The idea that unless one is 100% consistent in one’s actions, then one should not be a vegan at all is not tenable. If the ethical goal is to minimize suffering, then the fact that a vegan wears leather shoes or kills bugs does not take away from the fact that they cause less suffering than someone who eats meat.
The arguments that vegans encounter have little merit. But what interests me is why they face this kind of gratuitous hostility at all. If people want to be vegans, why not simply let them be? After all, they are not harming anyone else. Why does it bother some meat eaters to discover a vegan in their midst?
I think that it is because we all realize deep down that when it comes to ethical behavior, the vegans (and vegetarians) clearly occupy the ethical high ground. It is more ethical to be a vegan than it is to be a vegetarian, which in turn is more ethical than it is to be an omnivore. Some of us accept this even if we do not convert to veganism.
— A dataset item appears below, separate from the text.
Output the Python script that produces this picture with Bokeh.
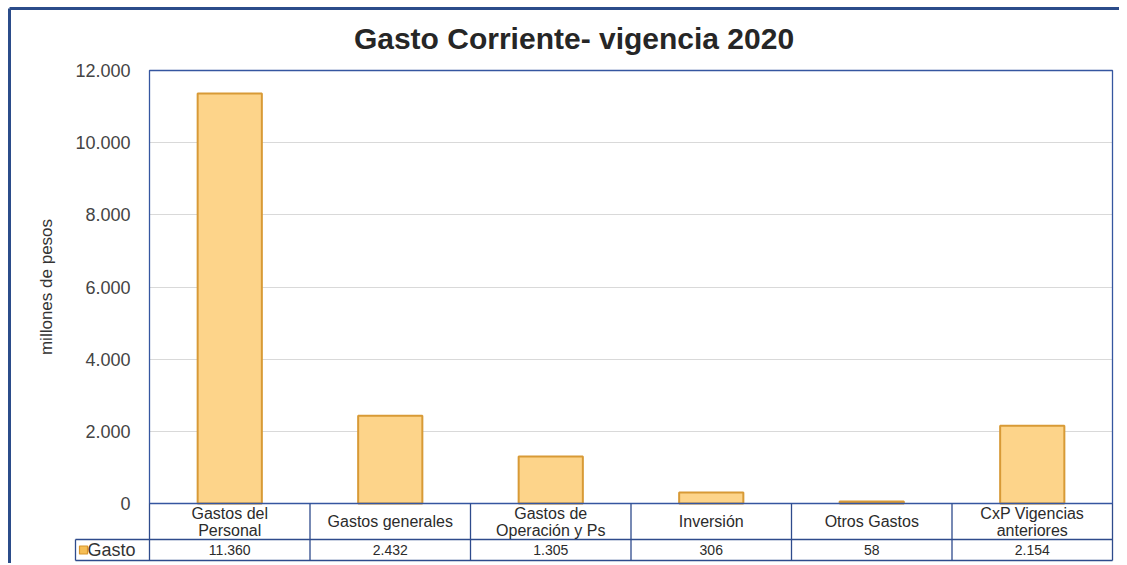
import math
from bokeh.plotting import figure
from bokeh.models import (Range1d, LinearAxis, FixedTicker, Grid,
                          CustomJSTickFormatter, ColumnDataSource)
from bokeh.core.properties import value
from bokeh.embed import file_html
from bokeh.resources import INLINE

# ---------------- data ----------------
categories = ["Gastos del\nPersonal", "Gastos generales", "Gastos de\nOperación y Ps",
              "Inversión", "Otros Gastos", "CxP Vigencias\nanteriores"]
gasto = [11360, 2432, 1305, 306, 58, 2154]
gasto_labels = ["11.360", "2.432", "1.305", "306", "58", "2.154"]
series_name = "Gasto"
y_ticks = [0, 2000, 4000, 6000, 8000, 10000, 12000]
title_text = "Gasto Corriente- vigencia 2020"
y_label = "millones de pesos"

# ---------------- layout (page pixels) ----------------
ORIGIN_X, ORIGIN_Y = 0, 0          # canvas origin on the page
CANVAS_W, CANVAS_H = 1119, 563
PA_LEFT, PA_RIGHT = 149, 1112      # plot area
PA_TOP, PA_BOTTOM = 70, 503
LEG_LEFT = 75
ROW1_BOTTOM, ROW2_BOTTOM = 539, 560
CHART_LEFT, CHART_TOP = 9, 8       # outer chart border

n = len(categories)
ymax = y_ticks[-1]
cat_px = (PA_RIGHT - PA_LEFT) / n
ky = ymax / (PA_BOTTOM - PA_TOP)


def dx(px):   # page x -> data x
    return (px - PA_LEFT) / cat_px


def dy(py):   # page y -> data y
    return (PA_BOTTOM - py) * ky


x_lo, x_hi = dx(ORIGIN_X), dx(ORIGIN_X + CANVAS_W)
y_lo, y_hi = dy(ORIGIN_Y + CANVAS_H), dy(ORIGIN_Y)

p = figure(width=CANVAS_W, height=CANVAS_H,
           x_range=Range1d(x_lo, x_hi), y_range=Range1d(y_lo, y_hi),
           x_axis_location=None, y_axis_location=None,
           toolbar_location=None, output_backend="svg",
           min_border=0, min_border_left=0, min_border_right=0,
           min_border_top=0, min_border_bottom=0,
           background_fill_color="white", border_fill_color="white")
p.outline_line_color = None
p.xgrid.visible = False
p.ygrid.visible = False

FONT = value("Liberation Sans")
LINE_BLUE = "#3556A0"
TABLE_BLUE = "#2E4B8C"
FRAME_BLUE = "#2B4C8A"

# outer chart border (left and top edges visible)
p.segment(x0=[dx(CHART_LEFT), dx(CHART_LEFT)], x1=[dx(CHART_LEFT), x_hi],
          y0=[y_lo, dy(CHART_TOP)], y1=[dy(CHART_TOP), dy(CHART_TOP)],
          line_color=FRAME_BLUE, line_width=3)

# grid
grid = Grid(dimension=1, ticker=FixedTicker(ticks=y_ticks[1:-1]),
            grid_line_color="#D9D9D9", grid_line_width=1)
has_cross = "cross_bounds" in Grid.properties()
if has_cross:
    grid.cross_bounds = (0, n)
p.add_layout(grid)
if not has_cross:
    p.quad(left=[x_lo], right=[0], bottom=[0], top=[ymax],
           fill_color="white", line_color=None, level="underlay")
    p.quad(left=[n], right=[x_hi], bottom=[0], top=[ymax],
           fill_color="white", line_color=None, level="underlay")

# y axis, fixed just left of the plot area
yaxis = LinearAxis(ticker=FixedTicker(ticks=y_ticks),
                   formatter=CustomJSTickFormatter(code=r"""
                       return tick.toFixed(0).replace(/\B(?=(\d{3})+(?!\d))/g, ".");
                   """),
                   fixed_location=dx(PA_LEFT - 17))
yaxis.axis_line_color = None
yaxis.major_tick_line_color = None
yaxis.minor_tick_line_color = None
yaxis.major_tick_out = 0
yaxis.major_tick_in = 0
yaxis.major_label_standoff = 2
yaxis.major_label_text_font = "Liberation Sans"
yaxis.major_label_text_font_size = "18px"
yaxis.major_label_text_color = "#444444"
p.add_layout(yaxis, "left")

# bars
xs = [i + 0.5 for i in range(n)]
src = ColumnDataSource(dict(x=xs, top=gasto, cat=categories, lab=gasto_labels))
p.vbar(x="x", top="top", bottom=0, width=0.4, source=src,
       fill_color="#FDD48A", line_color="#D89A36", line_width=2)

# plot area border
p.quad(left=[0], right=[n], bottom=[0], top=[ymax], fill_color=None,
       line_color=LINE_BLUE, line_width=1.3)

# data table lines
y_row1 = dy(ROW1_BOTTOM)
y_row2 = dy(ROW2_BOTTOM)
leg_left = dx(LEG_LEFT)
p.segment(x0=[leg_left, leg_left], x1=[n, n], y0=[y_row1, y_row2], y1=[y_row1, y_row2],
          line_color=TABLE_BLUE, line_width=1.3)
vx = list(range(n + 1))
p.segment(x0=vx, x1=vx, y0=[y_row2] * len(vx), y1=[0] * len(vx),
          line_color=TABLE_BLUE, line_width=1.3)
p.segment(x0=[leg_left], x1=[leg_left], y0=[y_row2], y1=[y_row1],
          line_color=TABLE_BLUE, line_width=1.3)

# table text
p.text(x="x", y=y_row1 / 2, text="cat", source=src, text_align="center",
       text_baseline="middle", text_font=FONT, text_font_size="16px",
       text_color="#2B2B2B", text_line_height=1.0)
p.text(x="x", y=(y_row1 + y_row2) / 2, text="lab", source=src, text_align="center",
       text_baseline="middle", text_font=FONT, text_font_size="14px",
       text_color="#2B2B2B")

# legend cell
p.scatter(x=[dx(LEG_LEFT + 8)], y=[(y_row1 + y_row2) / 2], marker="square", size=8,
          fill_color="#F6BE55", line_color="#D8952C", line_width=1.2)
p.text(x=[dx(LEG_LEFT + 12)], y=[(y_row1 + y_row2) / 2], text=[series_name],
       text_align="left", text_baseline="middle", text_font=FONT,
       text_font_size="18px", text_color="#333333")

# y axis title
p.text(x=[dx(46)], y=[ymax / 2], text=[y_label], angle=math.pi / 2,
       text_align="center", text_baseline="middle", text_font=FONT,
       text_font_size="17px", text_color="#333333")

# chart title
p.text(x=[dx(573.5)], y=[dy(37.5)], text=[title_text], text_align="center",
       text_baseline="middle", text_font=FONT, text_font_style="bold",
       text_font_size="30px", text_color="#262626")

open("out.html", "w").write(file_html(p, INLINE))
For example, I am an omnivore. I know that I should be a vegan, or at least a vegetarian, and that it is only weakness and laziness that prevents me from overcoming my life-long addiction to a diet that includes meat. My efforts to minimize suffering are limited to merely reducing my level of meat consumption and opposing factory farming practices. I freely concede that vegans and vegetarians are doing a lot more. But others seem not to be able to accept this and feel the need to claim that they are morally equal (or even superior) to vegans and thus attack them, using the weak arguments above. I think they realize deep down that the vegans are right and it makes them feel uncomfortable to feel ethically inferior.
In some ways this is similar to why saying one is an atheist also seems to arouse antagonistic responses in some people. It could well be that deep down these people realize that atheists are right and that there is no god but cannot come to terms with it. They cannot accept, even to themselves, that there really is no reason to believe in god and that they believe in god purely for emotional reasons or out of habit or because society, at least in the US, expects one to. The presence of atheists makes them uncomfortable because it brings them face to face with a reality that they wish to suppress and so they too concoct weak arguments to justify their belief.